Between 1956 and 1991, Colorado motorists willingly paid “temporary” hikes in the federal gasoline tax knowing that the money was being used to build the 42,000 mile interstate highway system. During 1991, Congress declared the highway system completed — but the tax lived on and on, growing bigger and bigger.
No longer needed to build the interstates, the current 18.4 cents per gallon federal gas tax — double what it was during 1990 — now supports a “highway trust fund” shell game that shifts about $498 million a year, and control over highways, from Colorado to Washington.
Here is how Colorado motorists would be better served by convincing Congress to repeal the obsolete federal gas tax and return control over highways to state and local governments.
State control. Road building is historically a responsibility of state and local officials who are in a better position than Uncle Sam to determine the transportation needs of their motorists. But, as long as Washington holds the purse strings, Colorado and the other states will be denied control over their own affairs.
If lawmakers in Denver could decide how much of the current federal tax should be added onto the state’s own 20.5 cents per gallon tax, the unified state gas tax could then be raised and lowered to reflect Colorado’s, not Washington’s, transportation priorities.
Misallocation of money. Compared to Washington, most states do a better job ensuring their gas taxes are actually used for highway improvements. Of the $602 million in state gas tax revenue collected by Colorado during 2006, all but $22 million (used for mass transit) was spent on state and local roads — a far better track record than Uncle Sam’s.
According to Ronald Utt, a senior research fellow at the Heritage Foundation, Washington annually doles out more than one-third of its gas tax revenues for non-highway projects such as air quality, traffic congestion, bicycle path projects and thousands of hometown pork projects sponsored by members of Congress.
Higher costs. Cycling the federal gas tax collected in Colorado to Washington and then back to Colorado also adds costly federal labor, environmental and other regulations — expensive hoops state road builders must jump through to get their money. And don’t forget that hundreds of millions of federal gas tax dollars are wasted each year paying for bureaucracies in Washington that duplicate the work of state highway bureaus.

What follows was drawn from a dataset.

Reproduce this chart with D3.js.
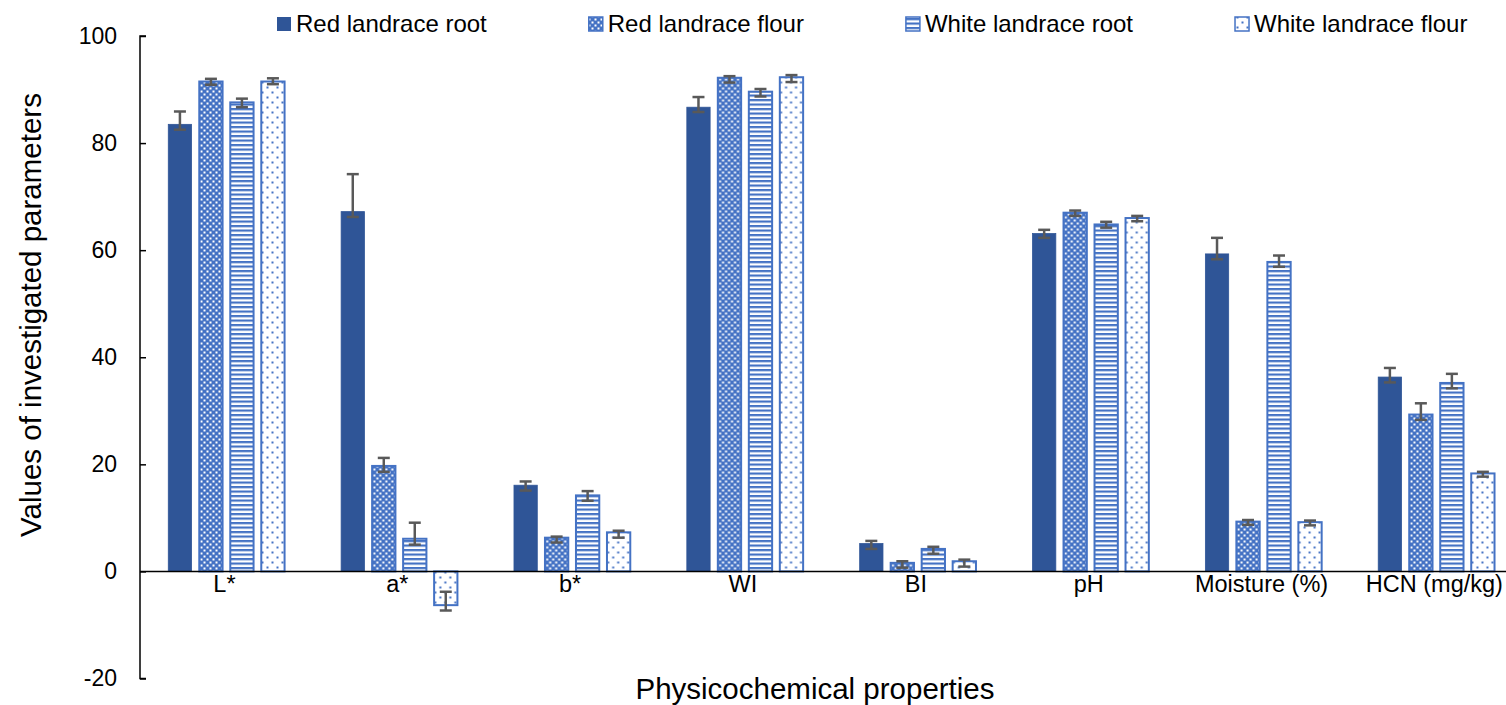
<!DOCTYPE html>
<html>
<head>
<meta charset="utf-8">
<script src="https://cdn.jsdelivr.net/npm/d3@7"></script>
<style>
  html, body { margin: 0; padding: 0; background: #fff; }
  svg { display: block; font-family: "Liberation Sans", Arial, sans-serif; }
</style>
</head>
<body>
<svg id="chart" width="1506" height="705"></svg>
<script>
// Physicochemical properties of red and white cassava landraces (mean with error range)
const categories = ["L*", "a*", "b*", "WI", "BI", "pH", "Moisture (%)", "HCN (mg/kg)"];
const seriesNames = ["Red landrace root", "Red landrace flour", "White landrace root", "White landrace flour"];

const redRoot     = [83.5, 67.2, 16.1, 86.7, 5.2, 63.1, 59.3, 36.3];
const redRootHi   = [85.9, 74.2, 16.8, 88.6, 5.7, 63.8, 62.3, 38.0];
const redRootLo   = [82.5, 66.2, 15.1, 85.8, 4.2, 62.3, 58.3, 35.3];

const redFlour    = [91.5, 19.7, 6.3, 92.2, 1.6, 67.0, 9.3, 29.3];
const redFlourHi  = [92.0, 21.2, 6.5, 92.5, 1.9, 67.4, 9.6, 31.4];
const redFlourLo  = [90.9, 18.6, 5.4, 91.3, 0.7, 66.4, 8.7, 28.3];

const whiteRoot   = [87.6, 6.1, 14.2, 89.6, 4.2, 64.8, 57.8, 35.2];
const whiteRootHi = [88.3, 9.1, 15.0, 90.1, 4.6, 65.3, 59.0, 36.9];
const whiteRootLo = [86.7, 5.0, 13.2, 88.7, 3.3, 64.2, 56.9, 34.2];

const whiteFlour   = [91.5, -6.3, 7.3, 92.3, 1.9, 66.0, 9.2, 18.3];
const whiteFlourHi = [92.1, -3.8, 7.6, 92.7, 2.2, 66.4, 9.5, 18.6];
const whiteFlourLo = [91.0, -7.3, 6.3, 91.4, 0.9, 65.4, 8.6, 17.7];

const yTicks = [-20, 0, 20, 40, 60, 80, 100];

const series = [
  { name: seriesNames[0], values: redRoot,    hi: redRootHi,    lo: redRootLo,    fill: "#2F5597",        stroke: "#2F5597" },
  { name: seriesNames[1], values: redFlour,   hi: redFlourHi,   lo: redFlourLo,   fill: "url(#pChecker)", stroke: "#4472C4" },
  { name: seriesNames[2], values: whiteRoot,  hi: whiteRootHi,  lo: whiteRootLo,  fill: "url(#pStripes)", stroke: "#4472C4" },
  { name: seriesNames[3], values: whiteFlour, hi: whiteFlourHi, lo: whiteFlourLo, fill: "url(#pDots)",    stroke: "#4472C4" }
];

const svg = d3.select("#chart");
const blue = "#4472C4";

// fill patterns
const defs = svg.append("defs");
const checker = defs.append("pattern").attr("id", "pChecker")
  .attr("patternUnits", "userSpaceOnUse").attr("width", 6).attr("height", 6);
checker.append("rect").attr("width", 6).attr("height", 6).attr("fill", blue);
checker.append("rect").attr("x", 0.5).attr("y", 0.5).attr("width", 2).attr("height", 2).attr("fill", "#fff");
checker.append("rect").attr("x", 3.5).attr("y", 3.5).attr("width", 2).attr("height", 2).attr("fill", "#fff");

const stripes = defs.append("pattern").attr("id", "pStripes")
  .attr("patternUnits", "userSpaceOnUse").attr("width", 8).attr("height", 4.5);
stripes.append("rect").attr("width", 8).attr("height", 4.5).attr("fill", "#fff");
stripes.append("rect").attr("y", 0).attr("width", 8).attr("height", 2.2).attr("fill", blue);

const dots = defs.append("pattern").attr("id", "pDots")
  .attr("patternUnits", "userSpaceOnUse").attr("width", 10).attr("height", 10);
dots.append("rect").attr("width", 10).attr("height", 10).attr("fill", "#fff");
dots.append("rect").attr("x", 1.5).attr("y", 1.5).attr("width", 2).attr("height", 2).attr("fill", blue);
dots.append("rect").attr("x", 6.5).attr("y", 6.5).attr("width", 2).attr("height", 2).attr("fill", blue);

// scales
const x0 = d3.scaleBand().domain(categories).range([140, 1522.8]).paddingInner(0).paddingOuter(0);
const x1 = d3.scaleBand().domain(seriesNames).range([0, x0.bandwidth()]).paddingInner(0.2).paddingOuter(0.888);
const y = d3.scaleLinear().domain([-20, 100]).range([678.5, 36]);

// y axis with inward ticks
const yAxis = svg.append("g").attr("transform", "translate(140,0)")
  .call(d3.axisRight(y).tickValues(yTicks).tickSize(6).tickFormat(d => String(d)));
yAxis.select(".domain").attr("stroke", "#000").attr("stroke-width", 1.5).attr("d", `M6,${y(-20)}H0V${y(100)}H6`);
yAxis.selectAll(".tick line").attr("stroke", "#000").attr("stroke-width", 1.5);
yAxis.selectAll(".tick text").attr("x", -23).attr("text-anchor", "end")
  .attr("font-size", 23).attr("fill", "#000").attr("font-family", "Liberation Sans, Arial, sans-serif");

// bars
const groups = svg.append("g").selectAll("g").data(categories).join("g")
  .attr("transform", d => `translate(${x0(d)},0)`);

series.forEach(s => {
  groups.append("rect")
    .attr("x", x1(s.name) + 0.75)
    .attr("width", x1.bandwidth() - 1.5)
    .attr("y", (d, i) => y(Math.max(0, s.values[i])))
    .attr("height", (d, i) => Math.abs(y(s.values[i]) - y(0)))
    .attr("fill", s.fill)
    .attr("stroke", s.stroke)
    .attr("stroke-width", s.name === seriesNames[0] ? 0.8 : 2);
});

// x axis line at zero
svg.append("line")
  .attr("x1", 140).attr("x2", 1506)
  .attr("y1", y(0)).attr("y2", y(0))
  .attr("stroke", "#000").attr("stroke-width", 1.5);

// error bars
const errColor = "#595959";
series.forEach(s => {
  const eg = groups.append("g").attr("stroke", errColor).attr("stroke-width", 2.5);
  const cx = x1(s.name) + x1.bandwidth() / 2;
  eg.append("line").attr("x1", cx).attr("x2", cx)
    .attr("y1", (d, i) => y(s.hi[i])).attr("y2", (d, i) => y(s.lo[i]));
  eg.append("line").attr("x1", cx - 6).attr("x2", cx + 6)
    .attr("y1", (d, i) => y(s.hi[i])).attr("y2", (d, i) => y(s.hi[i]));
  eg.append("line").attr("x1", cx - 6).attr("x2", cx + 6)
    .attr("y1", (d, i) => y(s.lo[i])).attr("y2", (d, i) => y(s.lo[i]));
});

// category labels
svg.append("g").selectAll("text").data(categories).join("text")
  .attr("x", d => x0(d) + x0.bandwidth() / 2 - 2)
  .attr("y", y(0) + 21)
  .attr("text-anchor", "middle")
  .attr("font-size", 23.5)
  .attr("fill", "#000")
  .text(d => d);

// axis titles
svg.append("text")
  .attr("x", 815).attr("y", 699)
  .attr("text-anchor", "middle")
  .attr("font-size", 29.5)
  .attr("fill", "#000")
  .text("Physicochemical properties");

svg.append("text")
  .attr("transform", "translate(41,315) rotate(-90)")
  .attr("text-anchor", "middle")
  .attr("font-size", 29.5)
  .attr("fill", "#000")
  .text("Values of investigated parameters");

// legend laid out left to right
const legend = svg.append("g");
let lx = 277;
series.forEach(s => {
  legend.append("rect")
    .attr("x", lx).attr("y", 17).attr("width", 14).attr("height", 14)
    .attr("fill", s.fill).attr("stroke", s.stroke).attr("stroke-width", s.name === seriesNames[0] ? 0 : 1.5);
  const t = legend.append("text")
    .attr("x", lx + 19).attr("y", 32)
    .attr("font-size", 24).attr("fill", "#000")
    .text(s.name);
  lx += 19 + t.node().getComputedTextLength() + 102;
});
</script>
</body>
</html>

Special interest clout. Centralizing the $33 billion in federal gas tax revenue flowing into Washington each year makes it easy for interest groups and lobbyists to concentrate their efforts and sway members of Congress to send money their way.
If that $33 billion was instead spent by 50 separate state legislatures, more money would go directly to serving the motorists who paid the taxes. It would be far more difficult for greedy interest groups and lobbyists to rip off money in the 50 state capitals, one state at a time.
In Washington, right off the top, 2.86 cents per gallon in gas tax revenue goes to mass transit projects. And perhaps the most outrageous raid on the federal gas tax occurred during the mid-1990s, when 6.8 cents per gallon was siphoned-off to pay down the federal budget deficit.
How much is enough? Back during 2003, the American Road Builders Association lobbied Congress to raise the gas tax by 12 cents per gallon. Then, during December 2007, the National Surface Transportation Policy and Revenue Study Commission, a creature of the U. S. Congress, recommended that the federal gas tax “… be increased from 5 to 8 cents per gallon per year over the next five years …” Each one-cent increase in the federal gas tax would, nationally, send another $1.9 billion to Washington.
As gasoline prices go up, similar efforts to raise the federal gas tax for the benefit of Washington-based groups, not Colorado motorists, might go up, too. As high gas prices cause Americans to cut back on their use of gasoline, federal gas tax revenue will fall. This, in turn, could create added pressure to raise the tax just to keep the money flowing into Washington.
What to do? Senator James Inhofe (R-Okla.), during 2003, offered a bill in Congress to return all but 2 cents (to cover federal maintenance responsibilities) of the 18.4-cent federal gas tax to the states. This bill, he said, would “Restore to states and local communities the ability to make their own transportation decisions without the interference of Washington.”
Colorado motorists don’t need a federal gas tax holiday this summer, as suggested by some would-be presidents. They need the obsolete federal tax repealed and control over highways returned to state and local officials.